Rhinoplasty surgery produces an expected amount of swelling and bruising based on the extent of the surgery. Like all facial surgeries the swelling and bruising is temporary and takes time go resolve. The swelling from rhinoplasty, however, is well known to be prolonged and is most manifest in the tip area. The tip swelling can be quite prolonged and it is well known that it can take a year or even longer to see the final remnants of the swelling to have dissipated and the remodeled tip shape to appear.
Fortunately for most rhinoplasty patients the final shape of the nose does not usually take a full year and an acceptable result occurs much sooner. But in the thick-skinned nose patient the swelling that will occur and the time is takes to go down is very prolonged and often requires some postoperative management to help the process. In such thick-skinned noses it is even possible that the surgery can make the nose tip more enlarged and amorphous if some postoperative management strategy is not done. Known as a polly beak deformity excessive scar tissue formation is prone to form in the tip and supratip areas in thicker-skinned patients that have a large amount of sebaceous tissue.
Steroid injections is the historic method used to treat nasal tip swelling and has been done for decades. While it can be effective steroids are a double-edged therapy with the potential for adverse long-term soft tissue effects if the dose is too high or the injections are done too frequently.
In the February 2018 issue of the journal Facial Plastic Surgery an article was published entitled ‘Use of 5-Fluorouracil for Management of the Thick-Skinned Nose’. In this paper the authors describe their technique for using 5-FU injections after rhinoplasty. Targeted injections of 5-FU (1mg to 25mg) mixed with a low concentration of Kenalog (triamcinolone) are given in 0.1ml aliquots into the desired nasal areas. They provide these injections anywhere from 1 to 5 injection sessions spaced 1 to 4 weeks apart. Such injections can be given as early as one week after surgery or even years later but their greatest effectiveness is in the first three months after surgery. In a one year series of 31 patients who had 55 5-FU injections the only side effects was pain on injection. No adverse soft tissue effects were seen.
5-FU is a well known chemotherapeutic agent used in the treatment of various cancers of the breasts and gastrointestinal tract. Its main mechanism of action is on fibroblasts. It has an antimetabolite effect by being incorporated into the cell with impairment on collagen formation. As a result of this effect, 5-FU has been used for years in treating hypertrophic and keloid scars and is believed to work by the inhibition of TGF-beta. It is therefore logical that 5-FU would be applied to scar tissue formation after rhinoplasty as well.
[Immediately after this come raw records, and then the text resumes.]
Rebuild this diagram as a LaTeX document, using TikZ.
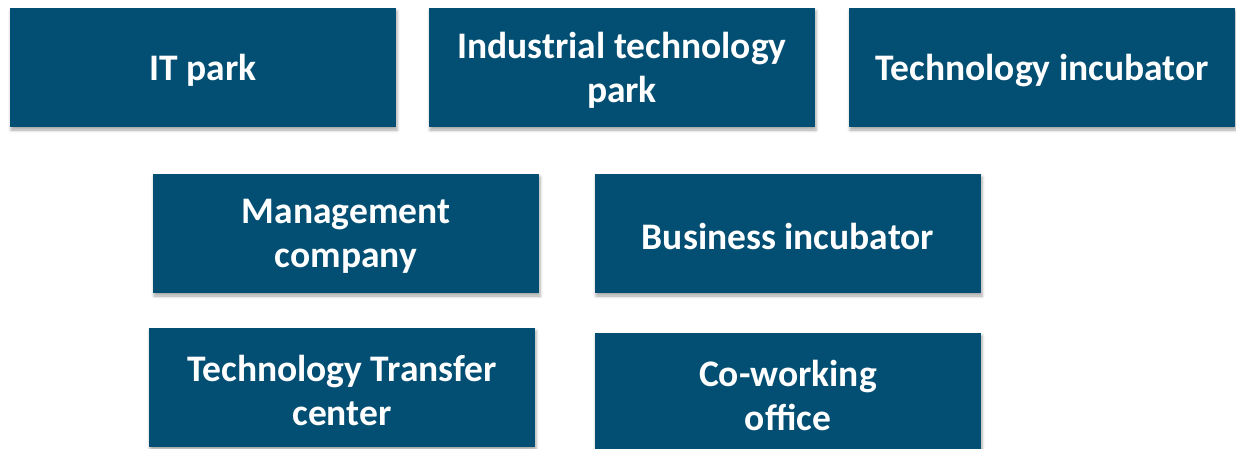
\documentclass[tikz,border=0pt]{standalone}
\usepackage{fontspec}
\setmainfont{Carlito}
\usetikzlibrary{shadows.blur}
\definecolor{boxblue}{HTML}{034F73}
\begin{document}
\begin{tikzpicture}[x=1pt,y=-1pt,
  card/.style={fill=boxblue, draw=none, minimum width=386pt, minimum height=119pt,
    inner sep=0pt,
    blur shadow={shadow xshift=1pt, shadow yshift=-3pt, shadow blur radius=3pt, shadow opacity=35}},
  cardtext/.style={align=center, text=white, inner sep=0pt, yshift=-3pt,
    font=\fontsize{37.5}{44}\selectfont\bfseries}]
  \useasboundingbox (0,0) rectangle (1236,448);
  \clip (0,0) rectangle (1236,448);
  \node[card, label={[cardtext]center:IT park}] (itpark) at (203,67.5) {};
  \node[card, label={[cardtext]center:Industrial technology\\park}] (indpark) at (622,67.5) {};
  \node[card, label={[cardtext]center:Technology incubator}] (techinc) at (1042,67.5) {};
  \node[card, label={[cardtext]center:Management\\company}] (mgmt) at (346,233.5) {};
  \node[card, label={[cardtext]center:Business incubator}] (businc) at (788,233.5) {};
  \node[card, label={[cardtext]center:Technology Transfer\\center}] (ttc) at (342,387.5) {};
  \node[card, label={[cardtext]center:Co-working\\office}] (cowork) at (788,392.5) {};
\end{tikzpicture}
\end{document}
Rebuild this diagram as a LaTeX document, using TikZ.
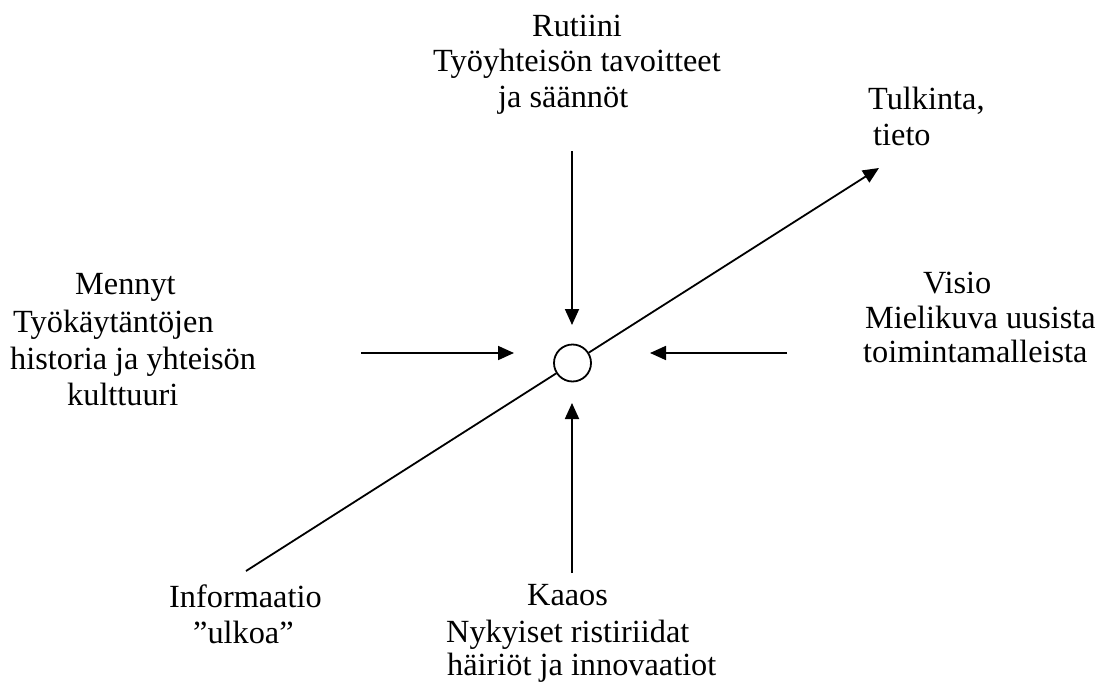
\documentclass[tikz,border=0pt]{standalone}
\usepackage{fontspec}
\setmainfont{Liberation Serif}
\usetikzlibrary{arrows.meta}

\tikzset{
  txt/.style={anchor=base west, inner sep=0pt, font=\fontsize{32.3}{38}\selectfont},
  link/.style={line width=1.8pt},
  arr/.style={link, -{Triangle[length=16pt,width=14pt]}},
  hub/.style={circle, draw, fill=white, line width=1.8pt, minimum size=37pt, inner sep=0pt}
}

\begin{document}
\begin{tikzpicture}[x=1pt, y=-1pt]
  \useasboundingbox (0,0) rectangle (1095,685);

  % centre
  \node[hub] (c) at (572.5,363) {};

  % free ends of the arrows
  \coordinate (topS) at (572,151);   \coordinate (topE) at (572,325);
  \coordinate (botS) at (572,573);   \coordinate (botE) at (572,403);
  \coordinate (lftS) at (361,353);   \coordinate (lftE) at (514,353);
  \coordinate (rgtS) at (787,353);   \coordinate (rgtE) at (650,353);
  \coordinate (info) at (246,571);   \coordinate (tulk) at (879,168);

  % arrows towards the centre
  \draw[arr] (topS) -- (topE);
  \draw[arr] (botS) -- (botE);
  \draw[arr] (lftS) -- (lftE);
  \draw[arr] (rgtS) -- (rgtE);

  % diagonal through the centre
  \draw[link] (info) -- (c);
  \draw[arr] (c) -- (tulk);

  % labels
  \node[txt] (rut1) at (532,37)  {Rutiini};
  \node[txt] (rut2) at (433,72)  {Työyhteisön tavoitteet};
  \node[txt] (rut3) at (498,107) {ja säännöt};

  \node[txt] (tul1) at (868,109) {Tulkinta,};
  \node[txt] (tul2) at (873,145) {tieto};

  \node[txt] (men1) at (75,294)  {Mennyt};
  \node[txt] (men2) at (13,332)  {Työkäytäntöjen};
  \node[txt] (men3) at (10,369)  {historia ja yhteisön};
  \node[txt] (men4) at (67,405)  {kulttuuri};

  \node[txt] (vis1) at (923,293) {Visio};
  \node[txt] (vis2) at (865,328) {Mielikuva uusista};
  \node[txt] (vis3) at (863,362) {toimintamalleista};

  \node[txt] (inf1) at (169,607) {Informaatio};
  \node[txt] (inf2) at (193,643) {”ulkoa”};

  \node[txt] (kaa1) at (527,605) {Kaaos};
  \node[txt] (kaa2) at (446,642) {Nykyiset ristiriidat};
  \node[txt] (kaa3) at (447,675) {häiriöt ja innovaatiot};
\end{tikzpicture}
\end{document}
Since it is an off-label use, there is no approved or well studied dosing regimen for post rhinoplasty injections. It is commonly practiced as a combination therapy by diluting the 5-FU with steroids in various combinations per surgeon preference. The role of steroids as a diluent is to decrease the pain of injection and to precent recurrent scarring. Since most noses need more than one single injection I also like to mix in some lidocaine as well and wait a bit after the first injection before doing more.